Shelley Luther Dallas hair salon owner of Salon A La Mode refuses to abide by Texas lockdown laws claiming it is her constitutional right to open despite public health crises.
‘I’ll go to jail to jail to prove what they’re doing is unconstitutional’.
Despite the multitude of temporary restraining orders that has hit her Dallas store, Salon A La Mode, Shelley Luther insists it is her constitutional right to remain open and conduct business even in the throes of a public health crises.
Luther had opened the doors of her Dallas hair salon since Friday, despite Gov.Greg Abbott’s Open Texas plan which to date has not allowed non essential business to re open since first going on lockdown last month.
On Friday, Luther was hit with a cease and desist letter to close her shop, followed by a $1,000 citation. Police served her temporary restraining orders on Tuesday and yet again on Wednesday, to no avail.
‘It’s our right to earn an income for our families’
On Wednesday, police were seen at the salon demanding Luther shutter her salon according to the restraining order issued by district court judge Eric Moyé, which mandates she close until March 12.

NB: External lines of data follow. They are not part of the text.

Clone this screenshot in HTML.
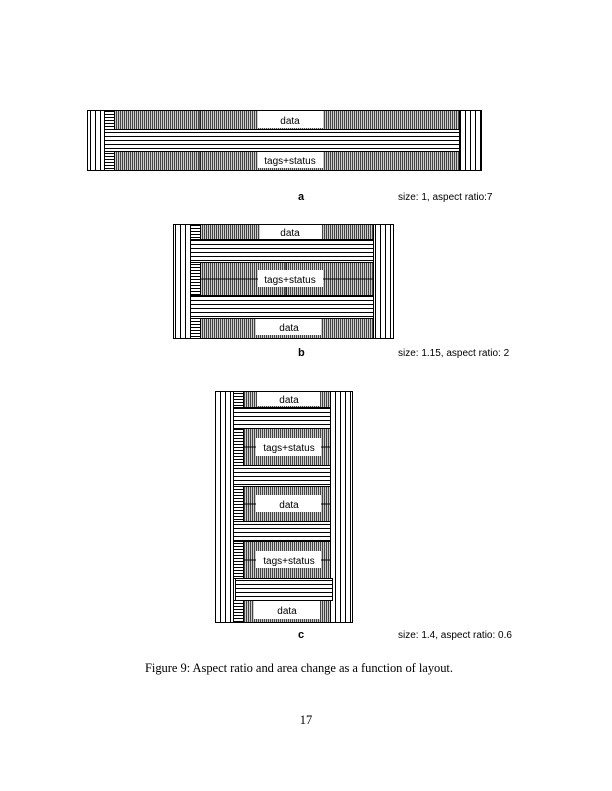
<!DOCTYPE html>
<html><head><style>
html,body{margin:0;padding:0;background:#fff;width:612px;height:791px;overflow:hidden}
svg{display:block}
.l{font-family:"Liberation Sans",sans-serif;font-size:10px}
</style></head><body>
<svg width="612" height="791" viewBox="0 0 612 791" xmlns="http://www.w3.org/2000/svg">
<defs>
<pattern id="g" width="2" height="4" patternUnits="userSpaceOnUse"><rect width="2" height="4" fill="#ccc"/><rect width="1" height="4" fill="#444"/></pattern>
<pattern id="h" width="4" height="4" patternUnits="userSpaceOnUse"><rect width="4" height="4" fill="#fff"/><rect width="4" height="1" fill="#000"/></pattern>
<pattern id="v" width="5" height="4" patternUnits="userSpaceOnUse"><rect width="5" height="4" fill="#fff"/><rect width="1" height="4" fill="#000"/></pattern>
<pattern id="hs" width="3" height="3" patternUnits="userSpaceOnUse"><rect width="3" height="3" fill="#fff"/><rect width="3" height="1" fill="#000"/></pattern>
</defs>
<g stroke="#000" stroke-width="1">
<rect x="87.5" y="110.5" width="394" height="60" fill="#fff"/>
<rect x="87.5" y="110.5" width="17" height="60" fill="url(#v)"/>
<rect x="459.5" y="110.5" width="22" height="60" fill="url(#v)"/>
<rect x="104.5" y="110.5" width="355" height="19" fill="url(#g)"/>
<rect x="104.5" y="110.5" width="10" height="19" fill="url(#hs)"/>
<rect x="104.5" y="129.5" width="355" height="22" fill="url(#h)"/>
<rect x="104.5" y="151.5" width="355" height="19" fill="url(#g)"/>
<rect x="104.5" y="151.5" width="10" height="19" fill="url(#hs)"/>
<line x1="200" y1="111" x2="200" y2="129"/><line x1="200" y1="152" x2="200" y2="170"/>
<rect x="173.5" y="224.5" width="220" height="114" fill="#fff"/>
<rect x="173.5" y="224.5" width="17" height="114" fill="url(#v)"/>
<rect x="373.5" y="224.5" width="20" height="114" fill="url(#v)"/>
<rect x="190.5" y="224.5" width="183" height="15" fill="url(#g)"/>
<rect x="190.5" y="224.5" width="10" height="15" fill="url(#hs)"/>
<rect x="190.5" y="239.5" width="183" height="23" fill="url(#h)"/>
<rect x="190.5" y="262.5" width="183" height="33" fill="url(#g)"/>
<rect x="190.5" y="262.5" width="10" height="33" fill="url(#hs)"/>
<line x1="200" y1="279" x2="373" y2="279"/><line x1="286" y1="263" x2="286" y2="295"/>
<rect x="190.5" y="295.5" width="183" height="23" fill="url(#h)"/>
<rect x="190.5" y="318.5" width="183" height="20" fill="url(#g)"/>
<rect x="190.5" y="318.5" width="10" height="20" fill="url(#hs)"/>
<rect x="215.5" y="391.5" width="137" height="231" fill="#fff"/>
<rect x="215.5" y="391.5" width="18" height="231" fill="url(#v)"/>
<rect x="330.5" y="391.5" width="22" height="231" fill="url(#v)"/>
<rect x="233.5" y="391.5" width="97" height="16" fill="url(#g)"/>
<rect x="233.5" y="391.5" width="10" height="16" fill="url(#hs)"/>
<rect x="233.5" y="407.5" width="97" height="21" fill="url(#h)"/>
<rect x="233.5" y="428.5" width="97" height="37" fill="url(#g)"/>
<rect x="233.5" y="428.5" width="10" height="37" fill="url(#hs)"/>
<rect x="233.5" y="465.5" width="97" height="21" fill="url(#h)"/>
<rect x="233.5" y="486.5" width="97" height="35" fill="url(#g)"/>
<rect x="233.5" y="486.5" width="10" height="35" fill="url(#hs)"/>
<rect x="233.5" y="521.5" width="97" height="20" fill="url(#h)"/>
<rect x="233.5" y="541.5" width="97" height="37" fill="url(#g)"/>
<rect x="233.5" y="541.5" width="10" height="37" fill="url(#hs)"/>
<rect x="235.5" y="578.5" width="97" height="22" fill="url(#h)"/>
<rect x="233.5" y="600.5" width="97" height="22" fill="url(#g)"/>
<rect x="233.5" y="600.5" width="10" height="22" fill="url(#hs)"/>
<line x1="243" y1="447" x2="330" y2="447"/><line x1="243" y1="504" x2="330" y2="504"/><line x1="243" y1="560" x2="330" y2="560"/>
</g>
<g fill="#fff" stroke="none">
<rect x="258" y="111" width="65" height="17"/>
<rect x="258" y="152" width="65" height="16"/>
<rect x="260" y="225" width="62" height="14"/>
<rect x="258" y="270" width="65" height="17"/>
<rect x="256" y="319" width="65" height="16"/>
<rect x="257" y="392" width="63" height="14"/>
<rect x="256" y="438" width="65" height="18"/>
<rect x="256" y="495" width="65" height="17"/>
<rect x="256" y="551" width="65" height="17"/>
<rect x="254" y="601" width="66" height="18"/>
</g>
<g class="l" text-anchor="middle" fill="#000">
<text x="290" y="124">data</text>
<text x="290" y="164">tags+status</text>
<text x="290" y="236">data</text>
<text x="290" y="283">tags+status</text>
<text x="289" y="331">data</text>
<text x="289" y="403">data</text>
<text x="289" y="451">tags+status</text>
<text x="289" y="508">data</text>
<text x="289" y="564">tags+status</text>
<text x="287" y="614">data</text>
</g>
<g class="l" fill="#000">
<text x="298" y="200" font-weight="bold" font-size="11">a</text>
<text x="398" y="200">size: 1, aspect ratio:7</text>
<text x="298" y="356" font-weight="bold" font-size="11">b</text>
<text x="398" y="356">size: 1.15, aspect ratio: 2</text>
<text x="298" y="638" font-weight="bold" font-size="11">c</text>
<text x="398" y="638">size: 1.4, aspect ratio: 0.6</text>
</g>
<text x="145" y="672" font-family="Liberation Serif,serif" font-size="12.5" textLength="308">Figure 9: Aspect ratio and area change as a function of layout.</text>
<text x="306" y="724" font-family="Liberation Serif,serif" font-size="12.5" text-anchor="middle">17</text>
</svg>
</body></html>
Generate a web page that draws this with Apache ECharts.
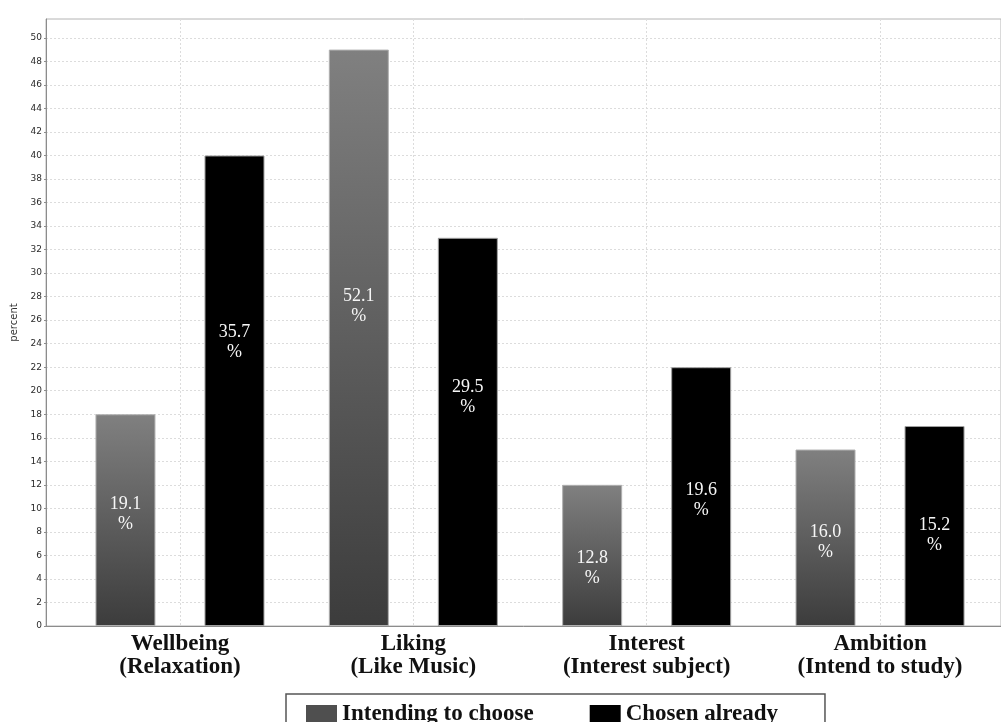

Shelley instead has continued to defy the legal action again and is even now daring officials to arrest her.
‘I’m still here, I’m standing for your rights and Salon A La Mode is open for business,’ the business owner posted in a Facebook Live on Wednesday.
In the Facebook clip she wears a mask and speaks with her supporters with the Open Texas anti-lockdown movement who gathered outside her business.
‘Apparently there’s a very good chance that I’m getting arrested today and I will do everything I can to keep the shop open because I’m not closing the store. If they arrest me I have someone that will keep the store open because it’s our right to keep the store open. It’s our right for those women to earn income for their families,’ she said to the crowd outside her salon Wednesday, according to CBS.
Texas is currently reopening in incremental phases.
Gov. Greg Abbott announced Monday the first phase of plans to reopen businesses across Texas where restaurants, retail shops, malls and movie theaters can open at 25 percent capacity starting Friday, but salons and barbershops must remain closed.
‘I’m not doing anything criminal, so they cannot arrest me.’
On Friday, April 24 Luther made headlines when she said she would open her salon even if it violated state lockdown rules designed to curb the spread of COVID-19.
She was booked with an $1,000 citation along with Judge Clay Jenkins sending a cease and desist letter on Friday – but Luther said she still intended to be open.
Luther has countered that Judge Jenkins is abusing his power and she’s rallying for all businesses to be opened.
‘All I know is he’s abusing his power… he’s got to be stopped somehow,’ Luther said.
Over the weekend at an Open Texas rally to reopen businesses in Frisco, Texas Luther defiantly ripped her cease and desist letter that was issued Friday into pieces before a cheering crowd, while insisting she had no intention of paying any fines.
Told Luther to her followers: ‘I’m not doing anything criminal, so they cannot arrest me.’
Adding, ‘I want them to know we have rights, but if you cannot afford to pay us and feed our families and help us because the systems are so backlogged, then you have to let us work.’
Posted by Shelley Luther on Wednesday, April 29, 2020
‘If I have to … go to jail to prove a point’
Luther says that her business needs to be open because her hairstylists need to work to provide for their families. She argues that her salon is a safe and clean environment that doesn’t pose a threat in spreading COVID-19.
‘I can’t afford to not stay open, and my stylists can’t afford to stop working anymore,’ Luther said to ABC13 over the weekend. ‘We’re about to lose everything and haven’t gotten any help, so I had to make a decision.’
On Tuesday she shared a Facebook Live saying: ‘If I have to … go to jail to prove a point that what they’re doing is totally unconstitutional, then that’s what happens. I’m not scared.’
Officials for the City of Dallas say that if the salon doesn’t shut down immediately local residents ‘will suffer irreparable injury’.
The Texas Department of Licensing and Regulation says it has received multiple complaints against Salon A La Mode.
‘We actually have received more than 50 complaints, but we’ve opened 10 cases,’ TDLR spokeswoman Tela Mange said to WFAA on the Dallas salon.
A hearing on the restraining order is scheduled at 1pm on May 11.
Luther’s case comes amid widespread protests in response to lockdown measures in Texas, with hundreds calling on Gov. Abbott to full open the state despite his incremental opening plan.
Of note as of Friday morning in Texas there are more than 27,566 cases of COVID-19 and 740 deaths.